The real question is: when don’t you need an Elvis impersonator? Just about any situation can be improved with the charisma and musical flair of the King, but here are seven events that might be the sole reasons Elvis impersonators were created.
The power of The King is not just restricted to ceremonies held in an Elvis wedding chapel in Las Vegas. In fact, it can be argued that no wedding ceremony is complete without at least one dark-haired pompadour in the crowd. Double points if the wedding officiator wears a bedazzled cleric collar and punctuates the wedding vows with pelvic thrusts and references to Elvis’ comeback albums.
If the ceremony is being held in a Catholic cathedral and your aged grandmother is in the congregation, you might need to save Elvis for the reception (unless, of course, your grandma is an Elvis fan too).
So, you’re opening a second location or starting your first business venture, but you can’t afford to hire a living celebrity to endorse you? “That’s all right, mama.” Nothing validates your fledgling company like an international sex symbol cutting the red tape. Wise men may say only fools rush in, but with a little help from an impersonator, your customers won’t be able to help falling in love with you.
Whether you’re holding a walk-a-thon, manning a dunking booth, or collecting recyclables for a little league team, an Elvis impersonator provides the required pizazz to keep your whole team rocking around the clock. For even more star power, consider hiring a trio of Elvises to sing crowd pleasers like “Hound Dog” and “Follow that Dream” near your street fair stall or on the high school auditorium stage you booked for the occasion.
Is a coworker, friend, or family member caught in a trap of the mundane and can’t walk out? Organize a surprise party to celebrate their birthday, a promotion, or a move and put Elvis Presley at the top of the guest list. Inviting Elvis to star in a personal party is sure to be a hit, especially if your friend is an Elvis junkie. Nothing frees you from the daily grind like being told you’re the cutest jailbird a wig-and-sunglasses-wearing Elvis impersonator ever did see.
The deceased may have been nothing but a hound dog, but nothing honors his or her memory better than having the immortal King of Rock’n’Roll give the eulogy. He can set a mood of reflection and solemnity with ballads like “Heartbreak Hotel,” “In the Ghetto,” and “Crying in the Chapel.” And because impersonators come just about any way you want them, you can hire an Elvis with the iconic black meeting-President-Nixon cape and accompanying enormous belt buckle to make sure he doesn’t clash with the somber décor.
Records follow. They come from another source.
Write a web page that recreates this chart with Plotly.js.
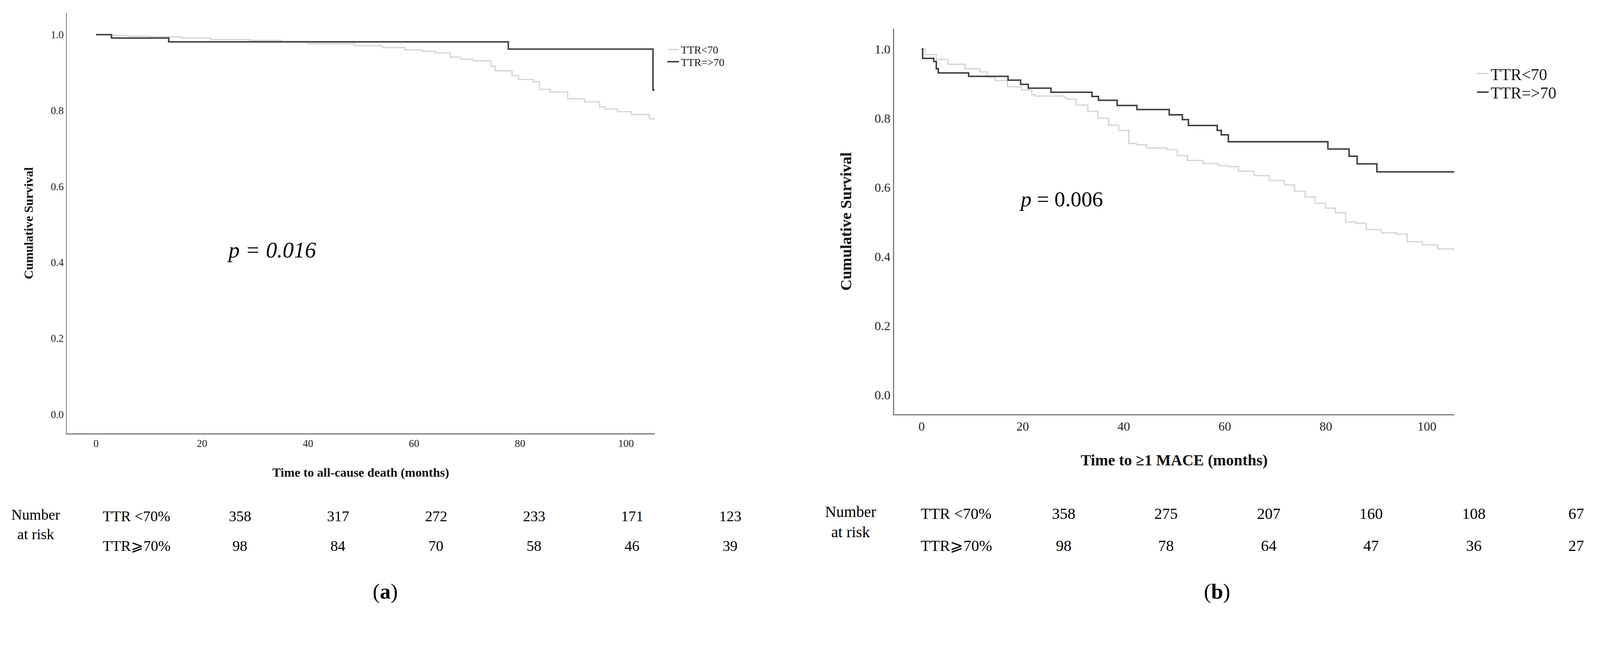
<!DOCTYPE html>
<html>
<head>
<meta charset="utf-8">
<script src="https://cdn.plot.ly/plotly-3.0.1.min.js"></script>
<style>html,body{margin:0;padding:0;background:#fff;overflow:hidden;}#chart{position:absolute;left:0;top:0;}</style>
</head>
<body>
<div id="chart"></div>
<script>
// ---------- DATA ----------
// Panel (a): time to all-cause death (months) vs cumulative survival
const aLowT  = [0, 3.1, 6.2, 10.1, 13.9, 16.2, 21.6, 29, 35, 40, 48.7, 54, 58.3, 61.6, 64, 66.8, 68.8, 71.2, 74.5, 75.3, 78.5, 79.7, 82.5, 83.7, 85.7, 89, 92.2, 95, 96, 98.4, 101, 104.4, 105.5];
const aLowS  = [1.0, 0.998, 0.996, 0.995, 0.994, 0.991, 0.987, 0.985, 0.982, 0.976, 0.971, 0.966, 0.960, 0.956, 0.952, 0.941, 0.935, 0.931, 0.917, 0.905, 0.892, 0.882, 0.876, 0.856, 0.849, 0.831, 0.823, 0.810, 0.804, 0.797, 0.790, 0.778, 0.778];
const aHighT = [0, 2.9, 13.7, 77.8, 105.1, 105.4];
const aHighS = [1.0, 0.991, 0.981, 0.962, 0.854, 0.854];

// Panel (b): time to >=1 MACE (months) vs cumulative survival
const bLowT  = [0, 0.7, 2.9, 5.2, 8.6, 11.5, 13, 14.5, 17, 19.8, 21.8, 22.5, 28.2, 28.6, 30.6, 32.9, 34.9, 37, 39, 41, 42.5, 44.5, 48.6, 50.6, 52.6, 55.7, 58.7, 60.7, 62.7, 65.8, 68.8, 71.8, 73.8, 75.9, 77.9, 79.9, 81.9, 83.9, 86, 88, 91, 94, 96.1, 99.1, 102.1, 105.4];
const bLowS  = [1.0, 0.984, 0.970, 0.956, 0.943, 0.934, 0.919, 0.909, 0.891, 0.882, 0.868, 0.864, 0.860, 0.855, 0.838, 0.820, 0.800, 0.780, 0.765, 0.727, 0.723, 0.714, 0.709, 0.692, 0.678, 0.669, 0.663, 0.660, 0.647, 0.634, 0.620, 0.607, 0.589, 0.572, 0.554, 0.540, 0.527, 0.500, 0.496, 0.478, 0.469, 0.465, 0.443, 0.434, 0.422, 0.416];
const bHighT = [0, 0.2, 2.4, 2.9, 3.3, 9.3, 17.1, 19.6, 21.1, 25.6, 33.7, 35, 38.7, 42.6, 49, 51.6, 52.8, 58.5, 59.3, 60.7, 80.4, 84.6, 86.2, 90.1, 105.4];
const bHighS = [1.0, 0.973, 0.964, 0.943, 0.931, 0.921, 0.910, 0.898, 0.887, 0.875, 0.863, 0.852, 0.837, 0.825, 0.810, 0.796, 0.779, 0.765, 0.752, 0.732, 0.711, 0.690, 0.668, 0.645, 0.645];

const seriesNames = ["TTR<70", "TTR=>70"];
const yTicks = [0, 0.2, 0.4, 0.6, 0.8, 1.0];
const xTicks = [0, 20, 40, 60, 80, 100];

const riskRowLabels = ["TTR <70%", "TTR\u2A7E70%"];
const riskHeader = "Number<br>at risk";
const riskA_low  = [358, 317, 272, 233, 171, 123];
const riskA_high = [98, 84, 70, 58, 46, 39];
const riskB_low  = [358, 275, 207, 160, 108, 67];
const riskB_high = [98, 78, 64, 47, 36, 27];

const pA = "<i>p = 0.016</i>";
const pB = "<i>p</i> = 0.006";
const xTitleA = "<b>Time to all-cause death (months)</b>";
const xTitleB = "<b>Time to \u22651 MACE (months)</b>";
const yTitle = "<b>Cumulative Survival</b>";

// ---------- LAYOUT ----------
const RW = 4302, RH = 1661;
const VW = window.innerWidth || RW, VH = window.innerHeight || RH;
const S = Math.min(VW / RW, VH / RH, 1.5);
const W = Math.round(RW * S), H = Math.round(RH * S);
const k = v => v * S;                 // scale a reference pixel size
const px = x => x / RW;               // reference x pixel -> paper
const py = y => 1 - y / RH;           // reference y pixel -> paper
const SERIF = "Liberation Serif, Times New Roman, serif";
const LIGHT = "#d6d6d6", DARK = "#3d3d3d", AXIS = "#7a7a7a";

function kmTrace(t, s, name, color, width, xa, ya, leg) {
  return {x: t, y: s, name: name, type: "scatter", mode: "lines",
          line: {shape: "hv", color: color, width: k(width)},
          xaxis: xa, yaxis: ya, legend: leg, hoverinfo: "skip"};
}

const traces = [
  kmTrace(aLowT, aLowS, seriesNames[0], LIGHT, 3.5, "x", "y", "legend"),
  kmTrace(aHighT, aHighS, seriesNames[1], DARK, 4, "x", "y", "legend2"),
  kmTrace(bLowT, bLowS, seriesNames[0], LIGHT, 3.5, "x2", "y2", "legend3"),
  kmTrace(bHighT, bHighS, seriesNames[1], DARK, 4, "x2", "y2", "legend4")
];

function xAxis(domain, range, fs, title, tfs, standoff, lstand, anchor) {
  return {domain: domain, range: range, anchor: anchor, tickvals: xTicks, ticktext: xTicks.map(String),
          showline: true, linecolor: AXIS, linewidth: k(3), showgrid: false, zeroline: false,
          ticks: "", ticklabelstandoff: k(lstand), tickfont: {family: SERIF, size: k(fs), color: "#222"},
          title: {text: title, font: {family: SERIF, size: k(tfs), color: "#111"}, standoff: k(standoff)},
          automargin: false, fixedrange: true};
}
function yAxis(domain, range, fs, tfs, standoff, lstand, anchor) {
  return {domain: domain, range: range, anchor: anchor, tickvals: yTicks, ticktext: yTicks.map(v => v.toFixed(1)),
          showline: true, linecolor: AXIS, linewidth: k(3), showgrid: false, zeroline: false,
          ticks: "", ticklabelstandoff: k(lstand), tickfont: {family: SERIF, size: k(fs), color: "#222"},
          title: {text: yTitle, font: {family: SERIF, size: k(tfs), color: "#111"}, standoff: k(standoff)},
          automargin: false, fixedrange: true};
}
function legendAt(x, y, fs) {
  return {x: px(x), y: py(y), xanchor: "left", yanchor: "middle", bgcolor: "rgba(0,0,0,0)",
          borderwidth: 0, font: {family: SERIF, size: k(fs), color: "#1a1a1a"}, itemwidth: 30};
}

const annotations = [];
function txt(x, y, text, size, opts) {
  annotations.push(Object.assign({xref: "paper", yref: "paper", x: px(x), y: py(y), text: text,
    showarrow: false, xanchor: "center", yanchor: "middle",
    font: {family: SERIF, size: k(size), color: "#000"}}, opts || {}));
}
// p values
txt(731, 672, pA, 60);
txt(2853, 535, pB, 58);
// risk tables
function riskTable(hdrX, lblX, colX0, colStep, rowY, low, high, fs) {
  txt(hdrX, rowY[0] + 22, riskHeader, fs);
  txt(lblX, rowY[0], riskRowLabels[0], fs, {xanchor: "left"});
  txt(lblX, rowY[1], riskRowLabels[1], fs, {xanchor: "left"});
  low.forEach((v, i) => txt(colX0 + i * colStep, rowY[0], String(v), fs));
  high.forEach((v, i) => txt(colX0 + i * colStep, rowY[1], String(v), fs));
}
riskTable(96, 274, 645, 263.6, [1388, 1468], riskA_low, riskA_high, 40);
riskTable(2287, 2473, 2860, 275.6, [1381, 1467], riskB_low, riskB_high, 42);
// panel labels
txt(1036, 1590, "(<b>a</b>)", 58);
txt(3273, 1590, "(<b>b</b>)", 58);

const layout = {
  width: W, height: H,
  margin: {l: 0, r: 0, t: 0, b: 0, pad: 0},
  paper_bgcolor: "#fff", plot_bgcolor: "rgba(0,0,0,0)",
  showlegend: true,
  xaxis: xAxis([px(180), px(1760)], [-5.5, 105.4], 28, xTitleA, 34, 52, 12, "y"),
  yaxis: yAxis([py(1165), py(35)], [-0.05, 1.057], 28, 34, 38, 12, "x"),
  xaxis2: xAxis([px(2404), px(3910)], [-5.45, 105.4], 34, xTitleB, 42, 58, 16, "y2"),
  yaxis2: yAxis([py(1114), py(77)], [-0.056, 1.059], 34, 42, 50, 12, "x2"),
  legend:  legendAt(1789, 133, 29),
  legend2: legendAt(1789, 166, 29),
  legend3: legendAt(3966, 198, 44),
  legend4: legendAt(3966, 248, 44),
  annotations: annotations
};

Plotly.newPlot("chart", traces, layout, {staticPlot: true, displayModeBar: false});
</script>
</body>
</html>
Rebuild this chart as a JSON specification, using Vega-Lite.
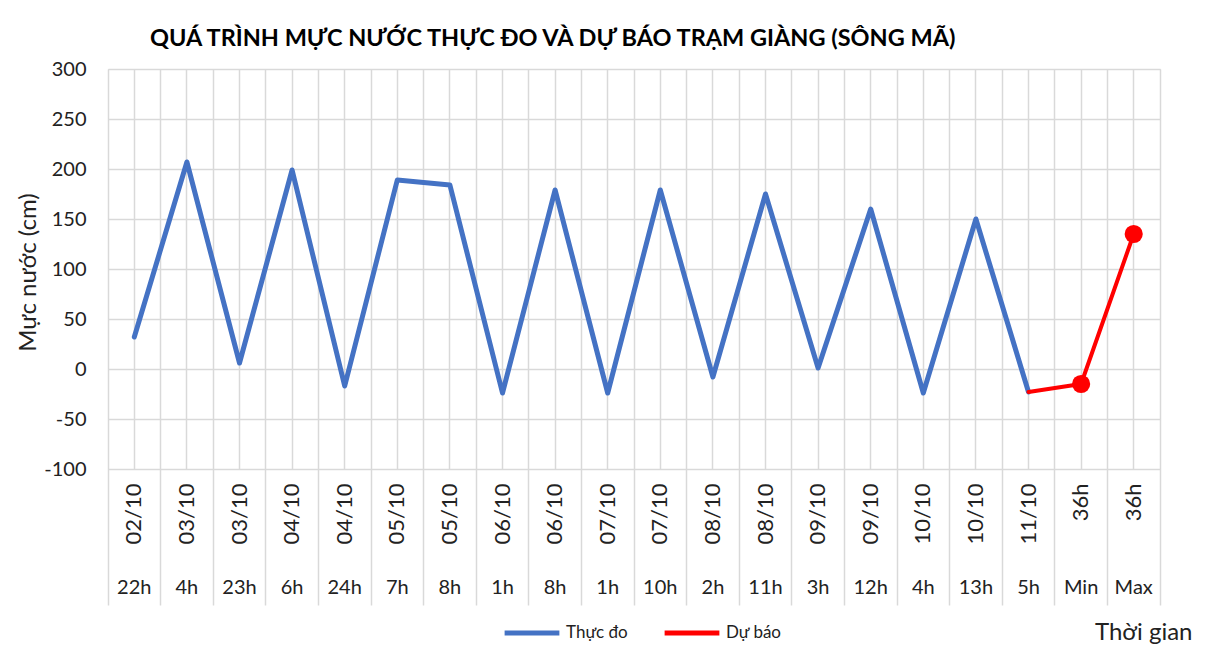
{
  "$schema": "https://vega.github.io/schema/vega-lite/v6.json",
  "width": 1052,
  "height": 400,
  "autosize": {"type": "none"},
  "padding": {"left": 108, "top": 69, "right": 57, "bottom": 178},
  "background": "white",
  "title": {
    "text": "QUÁ TRÌNH MỰC NƯỚC THỰC ĐO VÀ DỰ BÁO TRẠM GIÀNG (SÔNG MÃ)",
    "anchor": "start",
    "frame": "group",
    "dx": 42,
    "offset": 9,
    "font": "Lato",
    "fontSize": 23.5,
    "fontWeight": "bold",
    "color": "#000000"
  },
  "config": {
    "font": "Lato",
    "view": {"stroke": "#d9d9d9"},
    "axis": {"labelColor": "#222222", "titleColor": "#222222", "labelFont": "Lato", "titleFont": "Lato"}
  },
  "data": {
    "values": [
      {"cat": "02/10 22h", "series": "Thực đo", "value": 32},
      {"cat": "03/10 4h", "series": "Thực đo", "value": 207},
      {"cat": "03/10 23h", "series": "Thực đo", "value": 6},
      {"cat": "04/10 6h", "series": "Thực đo", "value": 199},
      {"cat": "04/10 24h", "series": "Thực đo", "value": -17},
      {"cat": "05/10 7h", "series": "Thực đo", "value": 189},
      {"cat": "05/10 8h", "series": "Thực đo", "value": 184},
      {"cat": "06/10 1h", "series": "Thực đo", "value": -24},
      {"cat": "06/10 8h", "series": "Thực đo", "value": 179},
      {"cat": "07/10 1h", "series": "Thực đo", "value": -24},
      {"cat": "07/10 10h", "series": "Thực đo", "value": 179},
      {"cat": "08/10 2h", "series": "Thực đo", "value": -8},
      {"cat": "08/10 11h", "series": "Thực đo", "value": 175},
      {"cat": "09/10 3h", "series": "Thực đo", "value": 1},
      {"cat": "09/10 12h", "series": "Thực đo", "value": 160},
      {"cat": "10/10 4h", "series": "Thực đo", "value": -24},
      {"cat": "10/10 13h", "series": "Thực đo", "value": 150},
      {"cat": "11/10 5h", "series": "Thực đo", "value": -23},
      {"cat": "11/10 5h", "series": "Dự báo", "value": -23},
      {"cat": "36h Min", "series": "Dự báo", "value": -15},
      {"cat": "36h Max", "series": "Dự báo", "value": 135}
    ]
  },
  "resolve": {"axis": {"x": "independent"}},
  "layer": [
    {
      "transform": [{"filter": "datum.series === 'Thực đo'"}],
      "mark": {"type": "line", "strokeWidth": 5, "strokeCap": "round", "strokeJoin": "round"},
      "encoding": {
        "x": {
          "field": "cat", "type": "nominal", "sort": null,
          "scale": {"type": "band", "paddingInner": 0, "paddingOuter": 0},
          "axis": {
            "orient": "bottom",
            "title": null, "labels": false, "domain": true, "domainColor": "#d9d9d9",
            "ticks": true, "tickColor": "#d9d9d9", "tickSize": 136, "tickWidth": 1.5,
            "grid": true, "gridColor": "#d9d9d9", "gridWidth": 1.5,
            "bandPosition": 1, "tickExtra": true
          }
        },
        "y": {
          "field": "value", "type": "quantitative",
          "scale": {"domain": [-100, 300], "nice": false, "zero": false},
          "axis": {
            "title": "Mực nước (cm)",
            "values": [-100, -50, 0, 50, 100, 150, 200, 250, 300],
            "labelExpr": "datum.value + ''",
            "grid": true, "gridColor": "#d9d9d9", "gridWidth": 1.5,
            "ticks": false, "domain": false,
            "labelPadding": 22, "labelFontSize": 20,
            "titleFontSize": 24, "titleFontWeight": "normal",
            "titleX": -80, "titleY": 203, "titleAngle": -90,
            "titleBaseline": "middle", "titleAlign": "center"
          }
        },
        "color": {
          "field": "series", "type": "nominal",
          "scale": {"domain": ["Thực đo", "Dự báo"], "range": ["#4472C4", "#FF0000"]},
          "legend": {
            "title": null, "orient": "none", "legendX": 394, "legendY": 534,
            "direction": "horizontal", "symbolType": "stroke", "symbolSize": 3000,
            "symbolStrokeWidth": 5, "labelFontSize": 17, "labelFont": "Lato",
            "labelColor": "#222222", "columnPadding": 26, "labelOffset": 4
          }
        }
      }
    },
    {
      "transform": [{"filter": "datum.series === 'Dự báo'"}],
      "mark": {"type": "line", "strokeWidth": 4, "strokeCap": "round", "strokeJoin": "round"},
      "encoding": {
        "x": {
          "field": "cat", "type": "nominal", "sort": null,
          "axis": {
            "orient": "bottom",
            "title": null, "grid": true, "gridColor": "#d9d9d9", "gridWidth": 1.5,
            "ticks": false, "domain": false, "bandPosition": 0.5,
            "labelExpr": "split(datum.label, ' ')[0]", "labelAngle": -90,
            "labelPadding": 14, "labelFontSize": 22, "labelOverlap": false
          }
        },
        "y": {"field": "value", "type": "quantitative"},
        "color": {"field": "series", "type": "nominal"}
      }
    },
    {
      "transform": [{"filter": "datum.series === 'Dự báo' && datum.cat !== '11/10 5h'"}],
      "mark": {"type": "point", "filled": true, "opacity": 1, "size": 330},
      "encoding": {
        "x": {
          "field": "cat", "type": "nominal", "sort": null,
          "axis": {
            "orient": "bottom",
            "title": "Thời gian", "grid": false, "ticks": false, "domain": false,
            "bandPosition": 0.5,
            "labelExpr": "split(datum.label, ' ')[1]", "labelAngle": 0,
            "labelPadding": 108, "labelFontSize": 20, "labelOverlap": false,
            "titleFontSize": 24, "titleFontWeight": "normal",
            "titleX": 1084, "titleY": 163, "titleAlign": "right", "titleBaseline": "middle"
          }
        },
        "y": {"field": "value", "type": "quantitative"},
        "color": {"field": "series", "type": "nominal"}
      }
    }
  ]
}
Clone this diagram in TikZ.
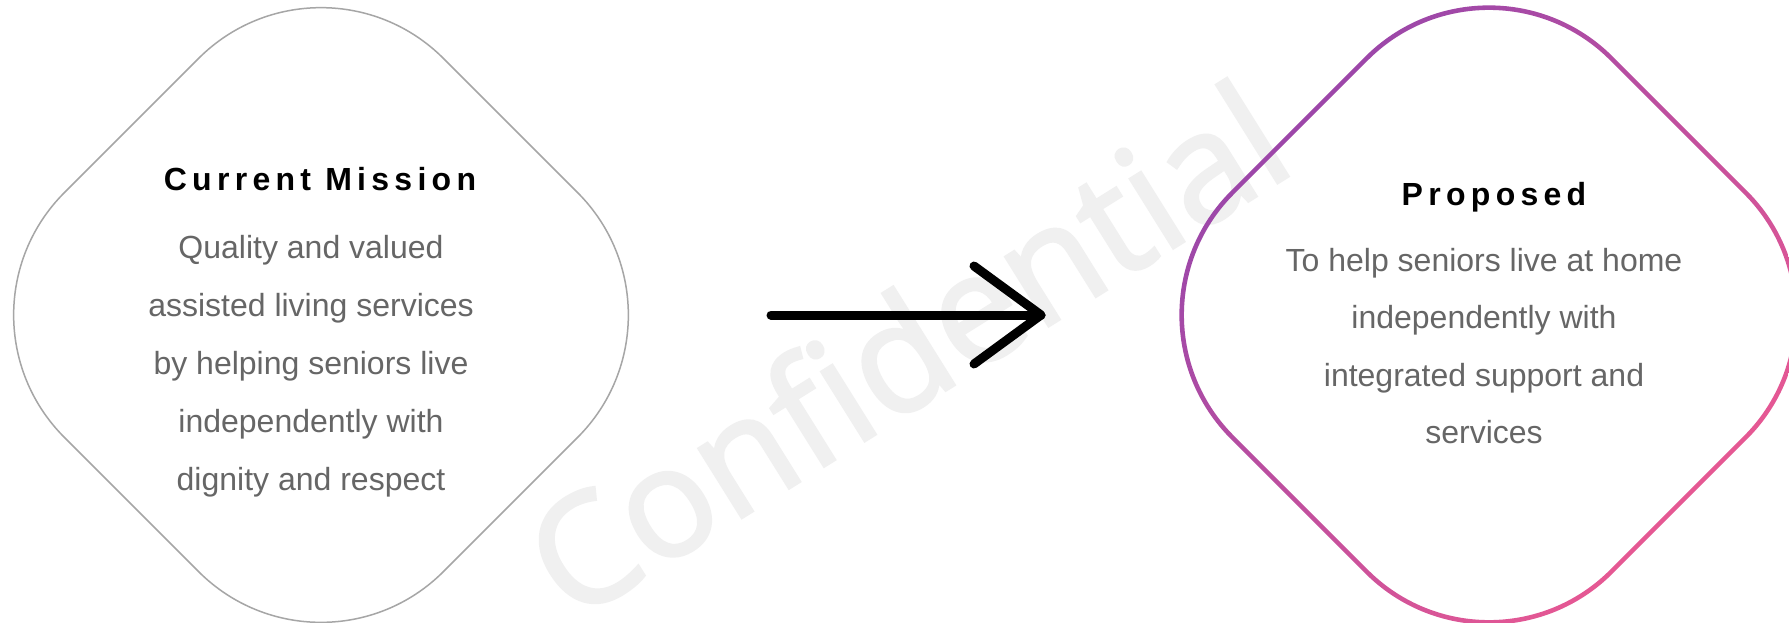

Set your children up for success by inviting a sparkling, caped Hillbilly Cat to their next graduation or school promotion ceremony. Not only can Elvis bulk up your kid’s cheering section, word has it that he squeezes tighter than grizzly bear when hugging proud new graduates. After all, what couldn’t a hug from Elvis motivate you to do?
Trips Down the Strip
Are you lonesome tonight? There’s no cure for loneliness like taking a trip down the Las Vegas Strip in your blue suede shoes. With a “fat Elvis” to your left and a “thin Elvis” to your right to love you tender, you’re sure to be singing “Viva Las Vegas” and practicing the signature Elvis sneer all night long.
From the fresh-face kid that appeared on the Ed Sullivan show and told recording companies that he “don’t sing like nobody” to the shaggy-haired comeback artist, there truly is an Elvis for every occasion. Who knows? Maybe in your search for the perfect Elvis impersonator, you’ll run into the King himself, walking the streets of Memphis.